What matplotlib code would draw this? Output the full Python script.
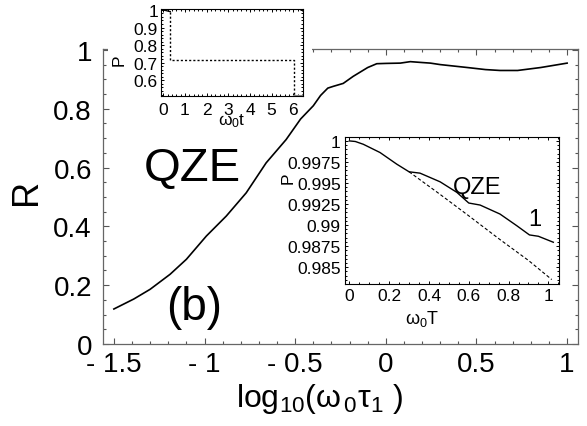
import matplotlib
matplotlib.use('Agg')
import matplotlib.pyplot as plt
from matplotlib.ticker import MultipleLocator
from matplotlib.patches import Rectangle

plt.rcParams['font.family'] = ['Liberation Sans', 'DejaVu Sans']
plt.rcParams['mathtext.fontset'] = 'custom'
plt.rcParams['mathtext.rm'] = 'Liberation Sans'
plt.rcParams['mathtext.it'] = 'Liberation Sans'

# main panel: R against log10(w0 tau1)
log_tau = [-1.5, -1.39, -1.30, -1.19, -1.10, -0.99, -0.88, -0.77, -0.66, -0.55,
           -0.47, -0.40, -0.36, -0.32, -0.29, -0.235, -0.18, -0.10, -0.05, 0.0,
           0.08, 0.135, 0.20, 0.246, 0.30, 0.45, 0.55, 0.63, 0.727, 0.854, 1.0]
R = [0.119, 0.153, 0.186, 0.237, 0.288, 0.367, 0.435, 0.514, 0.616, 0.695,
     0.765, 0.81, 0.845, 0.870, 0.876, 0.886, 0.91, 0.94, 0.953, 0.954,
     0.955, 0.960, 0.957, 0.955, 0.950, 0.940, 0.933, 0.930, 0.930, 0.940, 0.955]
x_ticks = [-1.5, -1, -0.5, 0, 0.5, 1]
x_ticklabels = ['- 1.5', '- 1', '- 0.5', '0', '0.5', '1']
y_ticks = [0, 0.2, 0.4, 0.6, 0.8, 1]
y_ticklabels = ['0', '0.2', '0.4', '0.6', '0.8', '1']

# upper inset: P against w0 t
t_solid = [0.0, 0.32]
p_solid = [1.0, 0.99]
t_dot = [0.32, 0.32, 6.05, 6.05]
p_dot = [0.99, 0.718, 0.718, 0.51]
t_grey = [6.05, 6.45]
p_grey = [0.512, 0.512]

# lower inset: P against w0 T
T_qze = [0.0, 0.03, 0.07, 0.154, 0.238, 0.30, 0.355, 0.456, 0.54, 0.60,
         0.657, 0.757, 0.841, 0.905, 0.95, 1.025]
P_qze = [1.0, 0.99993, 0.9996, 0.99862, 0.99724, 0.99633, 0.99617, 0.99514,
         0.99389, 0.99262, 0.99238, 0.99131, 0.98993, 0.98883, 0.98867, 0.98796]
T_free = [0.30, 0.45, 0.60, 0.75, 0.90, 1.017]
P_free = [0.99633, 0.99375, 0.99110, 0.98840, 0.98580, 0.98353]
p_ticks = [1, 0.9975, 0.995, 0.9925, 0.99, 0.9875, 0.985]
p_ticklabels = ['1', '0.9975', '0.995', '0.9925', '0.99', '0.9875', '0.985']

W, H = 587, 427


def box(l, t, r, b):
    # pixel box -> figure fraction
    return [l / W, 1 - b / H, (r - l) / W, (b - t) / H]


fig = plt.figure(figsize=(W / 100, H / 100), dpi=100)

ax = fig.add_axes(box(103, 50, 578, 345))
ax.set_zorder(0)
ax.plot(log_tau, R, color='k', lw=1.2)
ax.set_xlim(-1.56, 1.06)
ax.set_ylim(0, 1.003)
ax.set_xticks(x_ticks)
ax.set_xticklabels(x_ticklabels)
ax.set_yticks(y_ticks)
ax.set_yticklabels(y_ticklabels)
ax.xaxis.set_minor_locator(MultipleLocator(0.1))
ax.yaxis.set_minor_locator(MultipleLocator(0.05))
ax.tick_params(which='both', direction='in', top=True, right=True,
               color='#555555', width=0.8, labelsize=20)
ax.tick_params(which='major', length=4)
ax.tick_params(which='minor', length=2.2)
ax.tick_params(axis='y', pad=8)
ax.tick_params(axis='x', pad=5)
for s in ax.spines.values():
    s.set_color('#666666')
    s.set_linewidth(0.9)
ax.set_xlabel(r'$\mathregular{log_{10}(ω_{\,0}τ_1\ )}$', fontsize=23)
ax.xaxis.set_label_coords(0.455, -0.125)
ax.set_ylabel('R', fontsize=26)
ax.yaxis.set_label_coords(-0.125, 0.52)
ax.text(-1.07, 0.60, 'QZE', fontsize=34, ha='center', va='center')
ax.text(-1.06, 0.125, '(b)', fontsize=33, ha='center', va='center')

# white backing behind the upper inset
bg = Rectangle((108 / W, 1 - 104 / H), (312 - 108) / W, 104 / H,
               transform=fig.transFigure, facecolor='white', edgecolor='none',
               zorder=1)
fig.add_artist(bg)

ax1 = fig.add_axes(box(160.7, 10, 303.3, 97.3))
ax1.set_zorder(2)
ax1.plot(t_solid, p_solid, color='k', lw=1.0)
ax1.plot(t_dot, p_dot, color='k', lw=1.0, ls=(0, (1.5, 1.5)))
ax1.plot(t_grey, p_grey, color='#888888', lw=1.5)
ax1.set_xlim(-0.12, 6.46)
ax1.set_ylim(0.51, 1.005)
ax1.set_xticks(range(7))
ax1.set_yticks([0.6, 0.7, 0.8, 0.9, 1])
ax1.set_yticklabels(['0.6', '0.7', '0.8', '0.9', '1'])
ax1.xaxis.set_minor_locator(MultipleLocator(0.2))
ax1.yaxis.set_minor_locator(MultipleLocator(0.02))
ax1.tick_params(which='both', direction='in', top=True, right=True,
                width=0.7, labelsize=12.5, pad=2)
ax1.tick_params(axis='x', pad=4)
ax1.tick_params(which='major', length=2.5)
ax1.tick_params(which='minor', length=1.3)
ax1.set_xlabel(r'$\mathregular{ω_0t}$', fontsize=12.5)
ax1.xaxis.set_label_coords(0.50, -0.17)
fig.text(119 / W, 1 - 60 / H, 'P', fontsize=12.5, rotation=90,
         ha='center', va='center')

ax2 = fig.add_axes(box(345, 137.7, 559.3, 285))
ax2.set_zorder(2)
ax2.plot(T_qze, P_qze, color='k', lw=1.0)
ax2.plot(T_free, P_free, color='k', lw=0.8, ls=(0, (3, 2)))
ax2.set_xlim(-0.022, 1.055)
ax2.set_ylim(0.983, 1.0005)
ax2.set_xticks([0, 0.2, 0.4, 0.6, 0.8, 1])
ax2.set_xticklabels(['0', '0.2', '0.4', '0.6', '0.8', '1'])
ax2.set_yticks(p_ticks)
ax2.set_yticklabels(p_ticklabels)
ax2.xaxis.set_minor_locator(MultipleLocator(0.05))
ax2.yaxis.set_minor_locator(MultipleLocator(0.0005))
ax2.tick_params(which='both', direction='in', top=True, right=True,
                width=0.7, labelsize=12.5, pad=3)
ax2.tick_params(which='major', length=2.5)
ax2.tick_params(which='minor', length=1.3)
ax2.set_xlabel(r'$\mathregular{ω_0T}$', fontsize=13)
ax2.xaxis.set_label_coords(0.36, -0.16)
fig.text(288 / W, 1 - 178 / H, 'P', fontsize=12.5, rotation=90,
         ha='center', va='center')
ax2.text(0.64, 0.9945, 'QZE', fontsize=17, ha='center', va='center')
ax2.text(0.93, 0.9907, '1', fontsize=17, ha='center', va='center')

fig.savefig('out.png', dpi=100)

****

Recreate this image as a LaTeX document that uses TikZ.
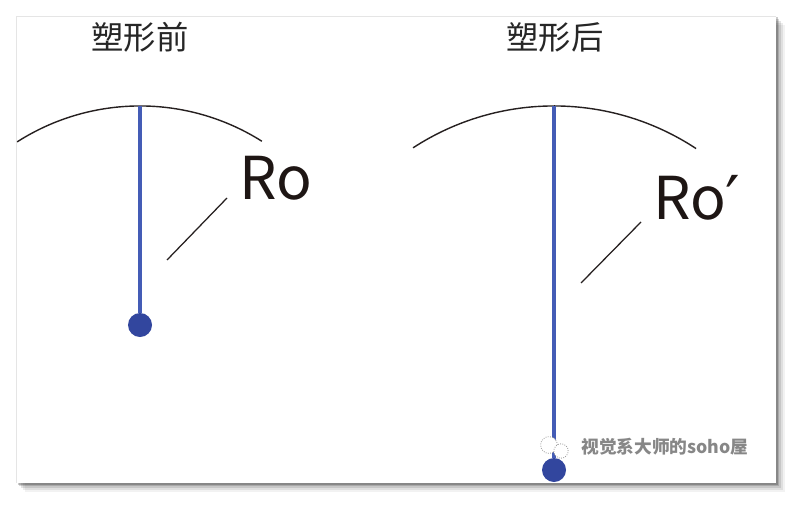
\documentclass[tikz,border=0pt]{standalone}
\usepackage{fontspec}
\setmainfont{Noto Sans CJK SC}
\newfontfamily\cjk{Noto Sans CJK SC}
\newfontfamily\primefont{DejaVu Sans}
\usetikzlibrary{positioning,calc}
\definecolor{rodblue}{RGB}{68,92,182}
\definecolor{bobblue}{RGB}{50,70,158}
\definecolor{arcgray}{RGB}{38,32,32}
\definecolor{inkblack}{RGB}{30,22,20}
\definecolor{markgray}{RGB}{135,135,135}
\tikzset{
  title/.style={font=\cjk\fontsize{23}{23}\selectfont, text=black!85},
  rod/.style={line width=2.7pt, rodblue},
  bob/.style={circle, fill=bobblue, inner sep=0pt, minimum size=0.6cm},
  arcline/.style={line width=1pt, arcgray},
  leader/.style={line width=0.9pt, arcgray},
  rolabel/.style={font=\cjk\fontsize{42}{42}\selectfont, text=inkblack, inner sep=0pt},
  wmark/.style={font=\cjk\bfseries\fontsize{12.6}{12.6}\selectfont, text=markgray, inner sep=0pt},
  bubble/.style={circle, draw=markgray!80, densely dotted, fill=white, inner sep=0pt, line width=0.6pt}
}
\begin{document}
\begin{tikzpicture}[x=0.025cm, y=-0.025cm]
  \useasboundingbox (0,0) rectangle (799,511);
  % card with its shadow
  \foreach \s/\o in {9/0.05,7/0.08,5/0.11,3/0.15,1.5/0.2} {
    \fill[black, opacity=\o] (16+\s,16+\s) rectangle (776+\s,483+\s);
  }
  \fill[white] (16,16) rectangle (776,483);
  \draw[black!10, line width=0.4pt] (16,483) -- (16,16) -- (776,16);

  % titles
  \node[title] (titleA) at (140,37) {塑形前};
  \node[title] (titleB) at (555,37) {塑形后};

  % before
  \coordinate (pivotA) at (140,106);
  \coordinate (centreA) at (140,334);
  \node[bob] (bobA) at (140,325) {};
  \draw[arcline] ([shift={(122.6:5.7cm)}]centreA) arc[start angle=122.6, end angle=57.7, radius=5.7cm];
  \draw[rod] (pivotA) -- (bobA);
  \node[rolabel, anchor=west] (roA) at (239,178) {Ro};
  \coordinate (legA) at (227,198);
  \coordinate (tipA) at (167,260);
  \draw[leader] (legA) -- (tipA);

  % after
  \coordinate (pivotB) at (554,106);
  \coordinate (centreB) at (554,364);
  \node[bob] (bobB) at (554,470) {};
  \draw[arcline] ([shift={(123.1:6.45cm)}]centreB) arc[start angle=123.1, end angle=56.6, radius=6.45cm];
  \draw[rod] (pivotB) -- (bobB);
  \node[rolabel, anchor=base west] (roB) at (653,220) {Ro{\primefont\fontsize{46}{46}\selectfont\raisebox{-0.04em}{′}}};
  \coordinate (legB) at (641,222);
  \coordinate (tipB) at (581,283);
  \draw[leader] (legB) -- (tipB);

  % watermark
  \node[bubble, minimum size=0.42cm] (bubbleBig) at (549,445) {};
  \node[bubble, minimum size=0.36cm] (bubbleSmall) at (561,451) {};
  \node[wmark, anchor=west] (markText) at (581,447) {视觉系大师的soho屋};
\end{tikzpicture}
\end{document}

****

WORK TO DO: Every line containing the string "matplotlib" must be listed.

RESPONSE TO THE EXERCISE:
What matplotlib code would draw this? Output the full Python script.
import matplotlib
matplotlib.use('Agg')
import matplotlib.pyplot as plt
from matplotlib.ticker import MultipleLocator
from matplotlib.patches import Rectangle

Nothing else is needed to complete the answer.